▼

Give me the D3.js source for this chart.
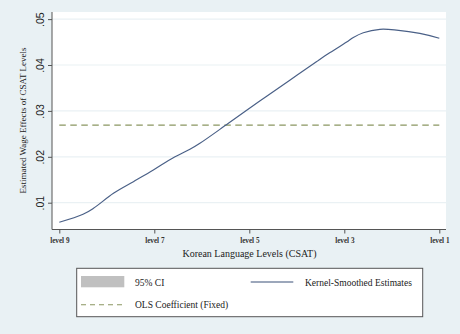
<!DOCTYPE html>
<html>
<head>
<meta charset="utf-8">
<script src="https://cdn.jsdelivr.net/npm/d3@7"></script>
<style>
  html, body { margin: 0; padding: 0; background: #e9f1f4; }
  svg { display: block; }
</style>
</head>
<body>
<svg id="chart" width="460" height="334"></svg>
<script>
// Kernel-smoothed wage effect by Korean language level (CSAT)
const levels = [9, 8.5, 8.28, 7.86, 7.44, 7.02, 6.6, 6.25, 6.04, 5.44, 4.78, 4.14, 3.58, 3.3, 2.95, 2.81, 2.6, 2.25, 1.9, 1.41, 1];
const kernelEstimates = [0.00573, 0.00747, 0.00878, 0.01205, 0.01458, 0.01712, 0.0198, 0.02163, 0.02294, 0.0273, 0.03215, 0.03675, 0.04075, 0.04270, 0.04500, 0.04600, 0.04704, 0.04778, 0.04762, 0.04691, 0.04582];
const olsCoefficient = 0.0269;
const xTickValues = [9, 7, 5, 3, 1];
const xTickLabels = ["level 9", "level 7", "level 5", "level 3", "level 1"];
const yTickValues = [0.01, 0.02, 0.03, 0.04, 0.05];
const yTickLabels = [".01", ".02", ".03", ".04", ".05"];
const legendItems = ["95% CI", "Kernel-Smoothed Estimates", "OLS Coefficient (Fixed)"];

const svg = d3.select("#chart");
const plot = { left: 52, right: 446, top: 12, bottom: 229.5 };

const x = d3.scaleLinear().domain([9, 1]).range([59.3, 439.3]);
const y = d3.scaleLinear().domain([0.00416, 0.05155]).range([plot.bottom, plot.top]);

// Plot region
svg.append("rect")
  .attr("x", plot.left).attr("y", plot.top)
  .attr("width", plot.right - plot.left).attr("height", plot.bottom - plot.top)
  .attr("fill", "#ffffff");

// Horizontal gridlines
svg.append("g").selectAll("line").data(yTickValues).join("line")
  .attr("x1", plot.left).attr("x2", plot.right)
  .attr("y1", d => y(d)).attr("y2", d => y(d))
  .attr("stroke", "#eaf1f4").attr("stroke-width", 1.2);

// Y axis
const yAxis = d3.axisLeft(y).tickValues(yTickValues)
  .tickFormat((d, i) => yTickLabels[i]).tickSize(4).tickPadding(4);
const gy = svg.append("g").attr("transform", `translate(${plot.left},0)`).call(yAxis);
gy.select(".domain").attr("d", `M0,${plot.top}V${plot.bottom}`).attr("stroke", "#555").attr("stroke-width", 1);
gy.selectAll(".tick line").attr("stroke", "#555");
gy.selectAll(".tick text")
  .attr("font-family", "Liberation Sans, Arial, sans-serif")
  .attr("font-size", 10.5).attr("fill", "#222")
  .attr("text-anchor", "middle")
  .attr("transform", "rotate(-90)")
  .attr("x", 0).attr("y", -8).attr("dy", 0);

// X axis
const xAxis = d3.axisBottom(x).tickValues(xTickValues)
  .tickFormat((d, i) => xTickLabels[i]).tickSize(4).tickPadding(4);
const gx = svg.append("g").attr("transform", `translate(0,${plot.bottom})`).call(xAxis);
gx.select(".domain").attr("d", `M${plot.left},0H${plot.right}`).attr("stroke", "#555").attr("stroke-width", 1);
gx.selectAll(".tick line").attr("stroke", "#555");
gx.selectAll(".tick text")
  .attr("font-family", "Liberation Serif, Times New Roman, serif")
  .attr("font-size", 7.2).attr("font-weight", "bold").attr("fill", "#333");

// OLS coefficient (fixed)
svg.append("line")
  .attr("x1", x(9)).attr("x2", x(1))
  .attr("y1", y(olsCoefficient)).attr("y2", y(olsCoefficient))
  .attr("stroke", "#8a9661").attr("stroke-width", 1.3)
  .attr("stroke-dasharray", "6.5,4.5");

// Kernel-smoothed estimates
const line = d3.line().x((d, i) => x(levels[i])).y(d => y(d)).curve(d3.curveCatmullRom.alpha(0.5));
svg.append("path")
  .attr("d", line(kernelEstimates))
  .attr("fill", "none").attr("stroke", "#4a6087").attr("stroke-width", 1.2);

// Axis titles
svg.append("text")
  .attr("x", 249.5).attr("y", 256.5).attr("text-anchor", "middle")
  .attr("font-family", "Liberation Serif, Times New Roman, serif")
  .attr("font-size", 10).attr("fill", "#222")
  .text("Korean Language Levels (CSAT)");

svg.append("text")
  .attr("transform", "translate(26,120.5) rotate(-90)")
  .attr("text-anchor", "middle")
  .attr("font-family", "Liberation Serif, Times New Roman, serif")
  .attr("font-size", 9).attr("fill", "#222")
  .text("Estimated Wage Effects of CSAT Levels");

// Legend
const lg = svg.append("g");
lg.append("rect").attr("x", 76.7).attr("y", 268.3).attr("width", 346).attr("height", 48.4)
  .attr("fill", "#ffffff").attr("stroke", "#555").attr("stroke-width", 1);
lg.append("rect").attr("x", 81).attr("y", 276).attr("width", 43.3).attr("height", 11.3).attr("fill", "#c0c0c0");
lg.append("line").attr("x1", 250.7).attr("x2", 293.3).attr("y1", 282).attr("y2", 282)
  .attr("stroke", "#7b8aa5").attr("stroke-width", 1.6);
lg.append("line").attr("x1", 81).attr("x2", 124.3).attr("y1", 304.7).attr("y2", 304.7)
  .attr("stroke", "#8a9661").attr("stroke-width", 1.1).attr("stroke-dasharray", "5,4");

const legendPos = [[135, 286.3], [305, 286.3], [135, 308.3]];
lg.selectAll("text.lab").data(legendItems).join("text")
  .attr("class", "lab")
  .attr("x", (d, i) => legendPos[i][0]).attr("y", (d, i) => legendPos[i][1])
  .attr("font-family", "Liberation Serif, Times New Roman, serif")
  .attr("font-size", 9.5).attr("fill", "#222")
  .text(d => d);
</script>
</body>
</html>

▲

● What is needed: Make an exact copy of the data above, pictures excluded.

● Solution:
Give me the D3.js source for this chart.
<!DOCTYPE html>
<html>
<head>
<meta charset="utf-8">
<script src="https://cdn.jsdelivr.net/npm/d3@7"></script>
<style>
  html, body { margin: 0; padding: 0; background: #e9f1f4; }
  svg { display: block; }
</style>
</head>
<body>
<svg id="chart" width="460" height="334"></svg>
<script>
// Kernel-smoothed wage effect by Korean language level (CSAT)
const levels = [9, 8.5, 8.28, 7.86, 7.44, 7.02, 6.6, 6.25, 6.04, 5.44, 4.78, 4.14, 3.58, 3.3, 2.95, 2.81, 2.6, 2.25, 1.9, 1.41, 1];
const kernelEstimates = [0.00573, 0.00747, 0.00878, 0.01205, 0.01458, 0.01712, 0.0198, 0.02163, 0.02294, 0.0273, 0.03215, 0.03675, 0.04075, 0.04270, 0.04500, 0.04600, 0.04704, 0.04778, 0.04762, 0.04691, 0.04582];
const olsCoefficient = 0.0269;
const xTickValues = [9, 7, 5, 3, 1];
const xTickLabels = ["level 9", "level 7", "level 5", "level 3", "level 1"];
const yTickValues = [0.01, 0.02, 0.03, 0.04, 0.05];
const yTickLabels = [".01", ".02", ".03", ".04", ".05"];
const legendItems = ["95% CI", "Kernel-Smoothed Estimates", "OLS Coefficient (Fixed)"];

const svg = d3.select("#chart");
const plot = { left: 52, right: 446, top: 12, bottom: 229.5 };

const x = d3.scaleLinear().domain([9, 1]).range([59.3, 439.3]);
const y = d3.scaleLinear().domain([0.00416, 0.05155]).range([plot.bottom, plot.top]);

// Plot region
svg.append("rect")
  .attr("x", plot.left).attr("y", plot.top)
  .attr("width", plot.right - plot.left).attr("height", plot.bottom - plot.top)
  .attr("fill", "#ffffff");

// Horizontal gridlines
svg.append("g").selectAll("line").data(yTickValues).join("line")
  .attr("x1", plot.left).attr("x2", plot.right)
  .attr("y1", d => y(d)).attr("y2", d => y(d))
  .attr("stroke", "#eaf1f4").attr("stroke-width", 1.2);

// Y axis
const yAxis = d3.axisLeft(y).tickValues(yTickValues)
  .tickFormat((d, i) => yTickLabels[i]).tickSize(4).tickPadding(4);
const gy = svg.append("g").attr("transform", `translate(${plot.left},0)`).call(yAxis);
gy.select(".domain").attr("d", `M0,${plot.top}V${plot.bottom}`).attr("stroke", "#555").attr("stroke-width", 1);
gy.selectAll(".tick line").attr("stroke", "#555");
gy.selectAll(".tick text")
  .attr("font-family", "Liberation Sans, Arial, sans-serif")
  .attr("font-size", 10.5).attr("fill", "#222")
  .attr("text-anchor", "middle")
  .attr("transform", "rotate(-90)")
  .attr("x", 0).attr("y", -8).attr("dy", 0);

// X axis
const xAxis = d3.axisBottom(x).tickValues(xTickValues)
  .tickFormat((d, i) => xTickLabels[i]).tickSize(4).tickPadding(4);
const gx = svg.append("g").attr("transform", `translate(0,${plot.bottom})`).call(xAxis);
gx.select(".domain").attr("d", `M${plot.left},0H${plot.right}`).attr("stroke", "#555").attr("stroke-width", 1);
gx.selectAll(".tick line").attr("stroke", "#555");
gx.selectAll(".tick text")
  .attr("font-family", "Liberation Serif, Times New Roman, serif")
  .attr("font-size", 7.2).attr("font-weight", "bold").attr("fill", "#333");

// OLS coefficient (fixed)
svg.append("line")
  .attr("x1", x(9)).attr("x2", x(1))
  .attr("y1", y(olsCoefficient)).attr("y2", y(olsCoefficient))
  .attr("stroke", "#8a9661").attr("stroke-width", 1.3)
  .attr("stroke-dasharray", "6.5,4.5");

// Kernel-smoothed estimates
const line = d3.line().x((d, i) => x(levels[i])).y(d => y(d)).curve(d3.curveCatmullRom.alpha(0.5));
svg.append("path")
  .attr("d", line(kernelEstimates))
  .attr("fill", "none").attr("stroke", "#4a6087").attr("stroke-width", 1.2);

// Axis titles
svg.append("text")
  .attr("x", 249.5).attr("y", 256.5).attr("text-anchor", "middle")
  .attr("font-family", "Liberation Serif, Times New Roman, serif")
  .attr("font-size", 10).attr("fill", "#222")
  .text("Korean Language Levels (CSAT)");

svg.append("text")
  .attr("transform", "translate(26,120.5) rotate(-90)")
  .attr("text-anchor", "middle")
  .attr("font-family", "Liberation Serif, Times New Roman, serif")
  .attr("font-size", 9).attr("fill", "#222")
  .text("Estimated Wage Effects of CSAT Levels");

// Legend
const lg = svg.append("g");
lg.append("rect").attr("x", 76.7).attr("y", 268.3).attr("width", 346).attr("height", 48.4)
  .attr("fill", "#ffffff").attr("stroke", "#555").attr("stroke-width", 1);
lg.append("rect").attr("x", 81).attr("y", 276).attr("width", 43.3).attr("height", 11.3).attr("fill", "#c0c0c0");
lg.append("line").attr("x1", 250.7).attr("x2", 293.3).attr("y1", 282).attr("y2", 282)
  .attr("stroke", "#7b8aa5").attr("stroke-width", 1.6);
lg.append("line").attr("x1", 81).attr("x2", 124.3).attr("y1", 304.7).attr("y2", 304.7)
  .attr("stroke", "#8a9661").attr("stroke-width", 1.1).attr("stroke-dasharray", "5,4");

const legendPos = [[135, 286.3], [305, 286.3], [135, 308.3]];
lg.selectAll("text.lab").data(legendItems).join("text")
  .attr("class", "lab")
  .attr("x", (d, i) => legendPos[i][0]).attr("y", (d, i) => legendPos[i][1])
  .attr("font-family", "Liberation Serif, Times New Roman, serif")
  .attr("font-size", 9.5).attr("fill", "#222")
  .text(d => d);
</script>
</body>
</html>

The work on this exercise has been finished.